[start]

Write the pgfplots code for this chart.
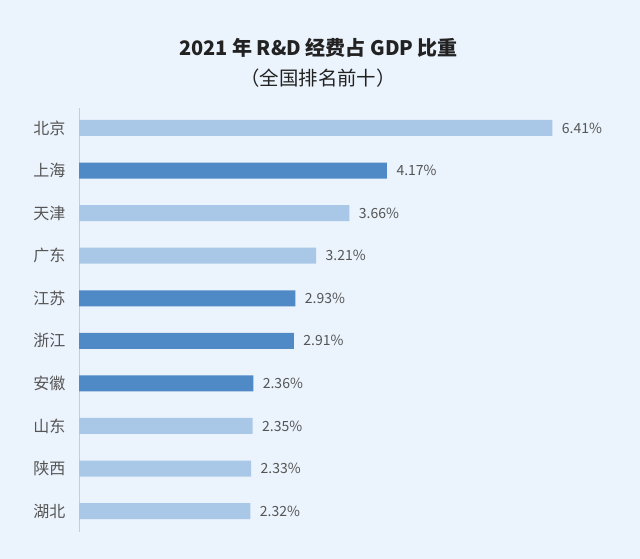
\documentclass[border=0pt]{standalone}
\usepackage{pgfplots}
\pgfplotsset{compat=1.18}
\usepackage{fontspec}
\setmainfont{Noto Sans CJK SC}
\definecolor{bgc}{HTML}{EBF3FC}
\definecolor{lightbar}{HTML}{A9C8E8}
\definecolor{darkbar}{HTML}{4F8AC6}
\definecolor{txt}{HTML}{555555}
\definecolor{ttl}{HTML}{222222}
\begin{document}
\begin{tikzpicture}[x=1pt,y=1pt]
\fill[bgc] (0,0) rectangle (640,559);
\node[font=\fontsize{20}{24}\selectfont\bfseries, text=ttl, anchor=center] at (318.5,511.5) {2021 年 R\&D 经费占 GDP 比重};
\node[font=\fontsize{19.4}{22}\selectfont, text=ttl, anchor=center] at (318,481) {（全国排名前十）};
\begin{axis}[
  at={(79pt,27pt)}, anchor=south west,
  scale only axis, width=517pt, height=424pt,
  xmin=0, xmax=7, ymin=-0.49, ymax=9.47,
  axis x line=none,
  axis y line*=left,
  y axis line style={draw=black!20, line width=1pt, -},
  xtick=\empty,
  ytick={0,...,9},
  yticklabels={湖北,陕西,山东,安徽,浙江,江苏,广东,天津,上海,北京},
  yticklabel style={font=\fontsize{16}{18}\selectfont, text=txt, xshift=-10pt},
  major tick length=0pt,
  xbar, bar width=16pt, bar shift=0pt,
  clip=false,
  /pgf/number format/assume math mode=true,
  nodes near coords={\pgfmathprintnumber[fixed,precision=2,fixed zerofill,assume math mode=true]{\pgfplotspointmeta}\%},
  nodes near coords style={font=\fontsize{14}{16}\selectfont, text=txt, anchor=west, xshift=6pt},
  point meta=x,
]
\addplot[draw=none, fill=lightbar] coordinates {(6.41,9) (3.66,7) (3.21,6) (2.35,2) (2.33,1) (2.32,0)};
\addplot[draw=none, fill=darkbar] coordinates {(4.17,8) (2.93,5) (2.91,4) (2.36,3)};
\end{axis}
\end{tikzpicture}
\end{document}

[end]

Without the pictures, print the whole listing exactly as given.

→ **Expected output**:
Write the pgfplots code for this chart.
\documentclass[border=0pt]{standalone}
\usepackage{pgfplots}
\pgfplotsset{compat=1.18}
\usepackage{fontspec}
\setmainfont{Noto Sans CJK SC}
\definecolor{bgc}{HTML}{EBF3FC}
\definecolor{lightbar}{HTML}{A9C8E8}
\definecolor{darkbar}{HTML}{4F8AC6}
\definecolor{txt}{HTML}{555555}
\definecolor{ttl}{HTML}{222222}
\begin{document}
\begin{tikzpicture}[x=1pt,y=1pt]
\fill[bgc] (0,0) rectangle (640,559);
\node[font=\fontsize{20}{24}\selectfont\bfseries, text=ttl, anchor=center] at (318.5,511.5) {2021 年 R\&D 经费占 GDP 比重};
\node[font=\fontsize{19.4}{22}\selectfont, text=ttl, anchor=center] at (318,481) {（全国排名前十）};
\begin{axis}[
  at={(79pt,27pt)}, anchor=south west,
  scale only axis, width=517pt, height=424pt,
  xmin=0, xmax=7, ymin=-0.49, ymax=9.47,
  axis x line=none,
  axis y line*=left,
  y axis line style={draw=black!20, line width=1pt, -},
  xtick=\empty,
  ytick={0,...,9},
  yticklabels={湖北,陕西,山东,安徽,浙江,江苏,广东,天津,上海,北京},
  yticklabel style={font=\fontsize{16}{18}\selectfont, text=txt, xshift=-10pt},
  major tick length=0pt,
  xbar, bar width=16pt, bar shift=0pt,
  clip=false,
  /pgf/number format/assume math mode=true,
  nodes near coords={\pgfmathprintnumber[fixed,precision=2,fixed zerofill,assume math mode=true]{\pgfplotspointmeta}\%},
  nodes near coords style={font=\fontsize{14}{16}\selectfont, text=txt, anchor=west, xshift=6pt},
  point meta=x,
]
\addplot[draw=none, fill=lightbar] coordinates {(6.41,9) (3.66,7) (3.21,6) (2.35,2) (2.33,1) (2.32,0)};
\addplot[draw=none, fill=darkbar] coordinates {(4.17,8) (2.93,5) (2.91,4) (2.36,3)};
\end{axis}
\end{tikzpicture}
\end{document}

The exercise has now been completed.